Work instructions => Give every line from the entries that contains "with".

— begin —

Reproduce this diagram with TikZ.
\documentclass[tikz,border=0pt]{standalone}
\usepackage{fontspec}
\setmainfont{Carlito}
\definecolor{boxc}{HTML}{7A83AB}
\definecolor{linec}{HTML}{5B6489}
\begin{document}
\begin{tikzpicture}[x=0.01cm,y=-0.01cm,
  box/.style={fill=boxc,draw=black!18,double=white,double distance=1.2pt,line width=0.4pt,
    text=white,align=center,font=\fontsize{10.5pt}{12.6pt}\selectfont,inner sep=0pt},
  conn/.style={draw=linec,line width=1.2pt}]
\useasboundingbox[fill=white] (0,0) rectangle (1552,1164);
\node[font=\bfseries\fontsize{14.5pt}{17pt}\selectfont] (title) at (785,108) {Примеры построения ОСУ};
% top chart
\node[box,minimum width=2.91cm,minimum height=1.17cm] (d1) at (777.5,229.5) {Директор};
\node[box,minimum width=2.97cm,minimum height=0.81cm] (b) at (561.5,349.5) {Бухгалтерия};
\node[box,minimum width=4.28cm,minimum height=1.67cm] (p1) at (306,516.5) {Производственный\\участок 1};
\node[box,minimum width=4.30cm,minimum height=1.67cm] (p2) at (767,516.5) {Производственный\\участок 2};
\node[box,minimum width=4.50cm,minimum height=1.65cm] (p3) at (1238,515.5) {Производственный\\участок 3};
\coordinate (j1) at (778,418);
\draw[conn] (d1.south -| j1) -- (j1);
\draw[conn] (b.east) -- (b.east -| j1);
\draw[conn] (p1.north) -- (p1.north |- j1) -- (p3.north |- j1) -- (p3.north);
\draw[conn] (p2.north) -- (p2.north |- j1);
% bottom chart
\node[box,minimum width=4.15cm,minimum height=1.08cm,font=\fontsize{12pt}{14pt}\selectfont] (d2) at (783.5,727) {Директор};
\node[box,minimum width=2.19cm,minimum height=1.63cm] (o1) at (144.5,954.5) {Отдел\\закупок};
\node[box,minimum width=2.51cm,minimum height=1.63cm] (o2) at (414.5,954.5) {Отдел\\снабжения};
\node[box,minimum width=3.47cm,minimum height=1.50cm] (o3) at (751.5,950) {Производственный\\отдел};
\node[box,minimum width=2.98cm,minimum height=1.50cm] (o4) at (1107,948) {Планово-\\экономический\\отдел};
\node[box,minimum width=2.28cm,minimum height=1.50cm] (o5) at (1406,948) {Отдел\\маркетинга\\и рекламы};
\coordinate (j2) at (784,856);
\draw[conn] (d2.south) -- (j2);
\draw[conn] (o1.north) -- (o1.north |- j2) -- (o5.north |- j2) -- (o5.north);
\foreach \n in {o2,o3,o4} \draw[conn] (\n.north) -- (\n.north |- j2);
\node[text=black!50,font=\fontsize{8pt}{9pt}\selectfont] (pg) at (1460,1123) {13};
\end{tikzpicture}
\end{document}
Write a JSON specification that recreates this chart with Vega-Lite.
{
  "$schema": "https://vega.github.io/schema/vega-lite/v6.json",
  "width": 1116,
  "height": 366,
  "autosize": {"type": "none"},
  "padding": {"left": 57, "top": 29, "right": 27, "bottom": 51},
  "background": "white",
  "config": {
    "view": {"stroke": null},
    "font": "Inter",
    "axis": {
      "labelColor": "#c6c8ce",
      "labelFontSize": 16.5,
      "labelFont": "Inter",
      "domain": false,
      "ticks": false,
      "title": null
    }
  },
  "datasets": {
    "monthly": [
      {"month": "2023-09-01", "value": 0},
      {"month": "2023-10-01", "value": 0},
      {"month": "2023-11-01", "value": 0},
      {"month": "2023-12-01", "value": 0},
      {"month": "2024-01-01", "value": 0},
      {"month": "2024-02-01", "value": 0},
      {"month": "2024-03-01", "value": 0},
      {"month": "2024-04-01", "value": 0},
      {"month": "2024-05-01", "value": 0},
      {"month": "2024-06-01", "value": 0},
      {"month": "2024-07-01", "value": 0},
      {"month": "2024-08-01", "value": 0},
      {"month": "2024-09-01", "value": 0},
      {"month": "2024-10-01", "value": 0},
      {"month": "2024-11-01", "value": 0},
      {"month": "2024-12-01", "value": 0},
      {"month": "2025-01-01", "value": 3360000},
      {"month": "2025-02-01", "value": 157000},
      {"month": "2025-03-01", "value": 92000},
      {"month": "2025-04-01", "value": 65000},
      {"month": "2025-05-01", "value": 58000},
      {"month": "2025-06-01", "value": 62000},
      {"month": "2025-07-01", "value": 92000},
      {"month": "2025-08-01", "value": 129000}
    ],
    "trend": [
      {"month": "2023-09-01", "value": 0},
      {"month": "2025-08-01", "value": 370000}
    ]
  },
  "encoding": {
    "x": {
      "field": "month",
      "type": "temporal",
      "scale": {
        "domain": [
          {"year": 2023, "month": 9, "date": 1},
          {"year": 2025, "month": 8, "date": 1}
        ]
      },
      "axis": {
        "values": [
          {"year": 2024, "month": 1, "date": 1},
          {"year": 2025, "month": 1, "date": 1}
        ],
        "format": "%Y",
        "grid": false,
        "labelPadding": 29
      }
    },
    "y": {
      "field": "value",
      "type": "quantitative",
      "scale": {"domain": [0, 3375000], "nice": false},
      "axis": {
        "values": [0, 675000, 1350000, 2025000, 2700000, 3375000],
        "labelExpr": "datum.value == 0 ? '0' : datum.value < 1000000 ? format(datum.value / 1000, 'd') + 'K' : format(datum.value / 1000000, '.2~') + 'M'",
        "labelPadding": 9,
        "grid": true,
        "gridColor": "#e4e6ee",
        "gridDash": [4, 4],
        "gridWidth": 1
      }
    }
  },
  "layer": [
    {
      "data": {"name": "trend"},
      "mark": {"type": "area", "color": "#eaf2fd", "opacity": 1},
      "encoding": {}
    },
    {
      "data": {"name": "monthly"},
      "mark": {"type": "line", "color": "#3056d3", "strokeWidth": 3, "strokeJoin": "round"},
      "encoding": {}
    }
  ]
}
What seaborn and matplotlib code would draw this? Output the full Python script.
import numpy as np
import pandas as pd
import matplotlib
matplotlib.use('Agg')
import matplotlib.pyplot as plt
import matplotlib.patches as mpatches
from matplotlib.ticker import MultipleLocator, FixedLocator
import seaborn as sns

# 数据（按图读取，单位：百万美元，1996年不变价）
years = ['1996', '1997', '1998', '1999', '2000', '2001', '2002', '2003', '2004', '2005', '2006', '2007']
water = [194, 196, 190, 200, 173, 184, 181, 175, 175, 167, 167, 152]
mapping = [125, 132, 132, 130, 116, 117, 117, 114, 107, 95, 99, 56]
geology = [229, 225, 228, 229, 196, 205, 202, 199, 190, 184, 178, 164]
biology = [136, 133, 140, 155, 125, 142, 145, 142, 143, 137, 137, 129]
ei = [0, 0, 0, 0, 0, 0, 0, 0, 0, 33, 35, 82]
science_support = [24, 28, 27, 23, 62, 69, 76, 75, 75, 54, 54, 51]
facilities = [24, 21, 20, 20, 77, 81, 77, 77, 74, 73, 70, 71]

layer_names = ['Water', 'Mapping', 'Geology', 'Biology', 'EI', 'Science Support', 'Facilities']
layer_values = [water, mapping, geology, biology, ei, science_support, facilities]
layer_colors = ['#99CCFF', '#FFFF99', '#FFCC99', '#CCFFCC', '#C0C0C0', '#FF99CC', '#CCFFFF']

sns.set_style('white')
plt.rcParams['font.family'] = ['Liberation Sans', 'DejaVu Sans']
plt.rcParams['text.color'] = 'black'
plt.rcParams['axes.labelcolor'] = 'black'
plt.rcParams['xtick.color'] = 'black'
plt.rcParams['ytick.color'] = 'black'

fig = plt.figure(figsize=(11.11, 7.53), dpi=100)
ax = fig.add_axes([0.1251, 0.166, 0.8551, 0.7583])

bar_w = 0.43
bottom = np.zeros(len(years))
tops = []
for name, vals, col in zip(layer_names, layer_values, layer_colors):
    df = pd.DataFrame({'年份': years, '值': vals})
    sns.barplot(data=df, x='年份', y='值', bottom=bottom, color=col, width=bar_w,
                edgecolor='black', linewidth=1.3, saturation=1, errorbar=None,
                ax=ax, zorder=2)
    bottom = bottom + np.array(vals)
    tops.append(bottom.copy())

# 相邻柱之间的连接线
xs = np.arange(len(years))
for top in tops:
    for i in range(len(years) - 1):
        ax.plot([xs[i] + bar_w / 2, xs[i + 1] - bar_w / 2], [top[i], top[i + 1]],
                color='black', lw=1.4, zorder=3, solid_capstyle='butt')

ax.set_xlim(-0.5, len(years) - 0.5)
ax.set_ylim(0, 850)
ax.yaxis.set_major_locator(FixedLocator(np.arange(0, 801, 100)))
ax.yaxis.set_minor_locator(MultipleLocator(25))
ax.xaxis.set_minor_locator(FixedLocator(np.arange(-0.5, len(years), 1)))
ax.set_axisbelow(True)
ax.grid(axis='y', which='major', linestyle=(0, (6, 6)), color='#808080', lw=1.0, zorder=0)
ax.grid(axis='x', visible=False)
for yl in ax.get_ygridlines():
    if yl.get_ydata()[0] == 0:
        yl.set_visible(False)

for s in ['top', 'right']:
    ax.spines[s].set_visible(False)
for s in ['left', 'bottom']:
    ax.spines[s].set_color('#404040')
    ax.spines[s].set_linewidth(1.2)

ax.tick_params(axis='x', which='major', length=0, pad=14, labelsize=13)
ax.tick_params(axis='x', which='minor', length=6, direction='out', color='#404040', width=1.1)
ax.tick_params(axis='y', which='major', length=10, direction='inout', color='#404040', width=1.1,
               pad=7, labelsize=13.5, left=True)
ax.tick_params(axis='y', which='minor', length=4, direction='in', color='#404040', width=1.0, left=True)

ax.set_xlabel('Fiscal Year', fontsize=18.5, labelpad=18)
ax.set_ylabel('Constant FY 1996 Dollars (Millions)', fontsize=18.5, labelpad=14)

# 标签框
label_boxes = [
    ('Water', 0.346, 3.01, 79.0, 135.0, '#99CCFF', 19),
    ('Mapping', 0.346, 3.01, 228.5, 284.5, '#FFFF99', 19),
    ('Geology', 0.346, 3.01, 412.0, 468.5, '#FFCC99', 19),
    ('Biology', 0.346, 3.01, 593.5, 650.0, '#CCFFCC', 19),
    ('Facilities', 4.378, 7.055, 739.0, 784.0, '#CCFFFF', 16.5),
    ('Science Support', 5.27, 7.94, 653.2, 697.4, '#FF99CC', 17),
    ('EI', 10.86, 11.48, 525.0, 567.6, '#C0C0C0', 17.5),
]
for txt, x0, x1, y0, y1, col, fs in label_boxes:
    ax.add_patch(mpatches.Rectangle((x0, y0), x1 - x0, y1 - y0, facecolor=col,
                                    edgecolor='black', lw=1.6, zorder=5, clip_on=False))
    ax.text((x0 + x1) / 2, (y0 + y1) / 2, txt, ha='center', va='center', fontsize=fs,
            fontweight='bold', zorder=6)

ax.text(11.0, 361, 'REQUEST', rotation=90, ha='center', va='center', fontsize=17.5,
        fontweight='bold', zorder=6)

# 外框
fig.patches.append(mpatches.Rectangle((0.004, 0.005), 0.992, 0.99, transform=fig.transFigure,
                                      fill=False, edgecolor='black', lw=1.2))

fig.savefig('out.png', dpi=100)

— end —

Answer in full =>
Reproduce this diagram with TikZ.
Write a JSON specification that recreates this chart with Vega-Lite.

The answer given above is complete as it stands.